Ищи меня в России. Дневник «восточной рабыни» в немецком плену. 1942–1943 - стр. 20
И чувствовалось, как со словами песни исчезает куда-то усталость и дышится свободней и легче. Вообще, надо сказать, мы очень спелись и часто на поле, в дождь ли, в зной ли, поем задушевно и слаженно. Если бы знала Германия, какие песни поются на ее полях, – такие же свободные, такие же радостные и вольные, как прошлая наша жизнь.
Вечером Леонид и Вера ходили слушать к Гельбу русскую передачу. Однако по-прежнему ничего хорошего. Пришли расстроенные: всюду одни победы, везде одни удачи фрицев. Господи, хоть бы услышать одно слово правды, хотя бы одно слово с той стороны! Неужели действительно немцы лезут везде и нигде им нет отпора? Я все-таки не верю этому.
Позднее устроили в кухне «баню», мылись все по очереди. Приходили Саша с Лешкой Бовкуном с соседнего хутора от Бангера, но тоже ничего нового, ничего утешительного не принесли. Завтра – воскресенье, надеюсь, к нам кто-нибудь да придет и, наверное, все-таки что-нибудь новенькое мы узнаем.

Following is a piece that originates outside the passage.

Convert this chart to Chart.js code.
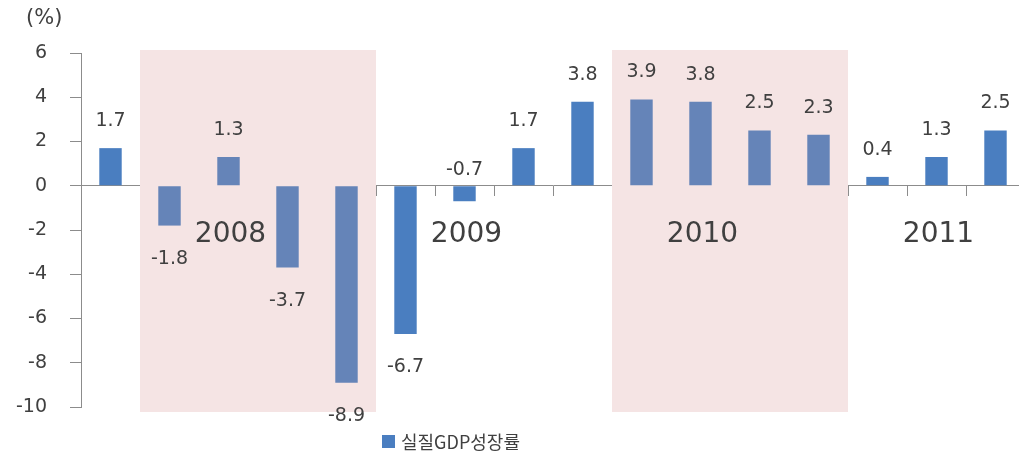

А совсем поздно вечером мы сидим с Василием на улице, на крылечке. Вечер теплый, безлунный и, если прикрыть глаза и не видеть этой торчащей в небе колокольни немецкой кирхи[7], – даже хороший. Василий продолжает что-то рассказывать, а мне опять худо… Господи, если бы кто знал, как я тоскую по тебе, моя милая, моя славная, моя любимая Россия, как тоскую по твоим полям, по твоему небу, по твоему воздуху. Если б кто знал, как мне холодно без тебя и горько.
10 августа
Понедельник
Ну вот, и у нас сегодня произошла скандальная история, от которой весь день такое поганое настроение и от которой, откровенно говоря, хочется плакать. Ну ни черта! Чего, чего, а слез они от нас не увидят! Сегодня этот толстопузый идиот Шмидт выгнал, отправил обратно на биржу тетю Дашу, Веру и Мишку, предварительно бесчеловечно избив их.
Произошло это так. Тетю Дашу, Веру и Мишу Шмидт с утра оставил возле усадьбы пропалывать и рыхлить кукурузу, а всех остальных погнал на поле ставить и вязать за жнейкой снопы. И вот Мишка, которого и не видно было из-за высокой, жирной кукурузы, то ли из-за мальчишеского озорства, то ли из-за того, что он не выспался и у него было плохое настроение, срезал широкий ряд кукурузы с одного конца поля до другого.
Бедная тетя Даша, занятая, как обычно, своими бунтарскими идеями, поздно заметила озорство сына и, охая и причитая, принялась втыкать порезанные стебли обратно в землю: возможно, в простоте душевной думала, что они приживутся, возможно, просто испугалась.
Но когда пришел Шмидт посмотреть на их работу, кукуруза стояла печальная и поникшая, бессильно опустив вниз свои недозрелые початки.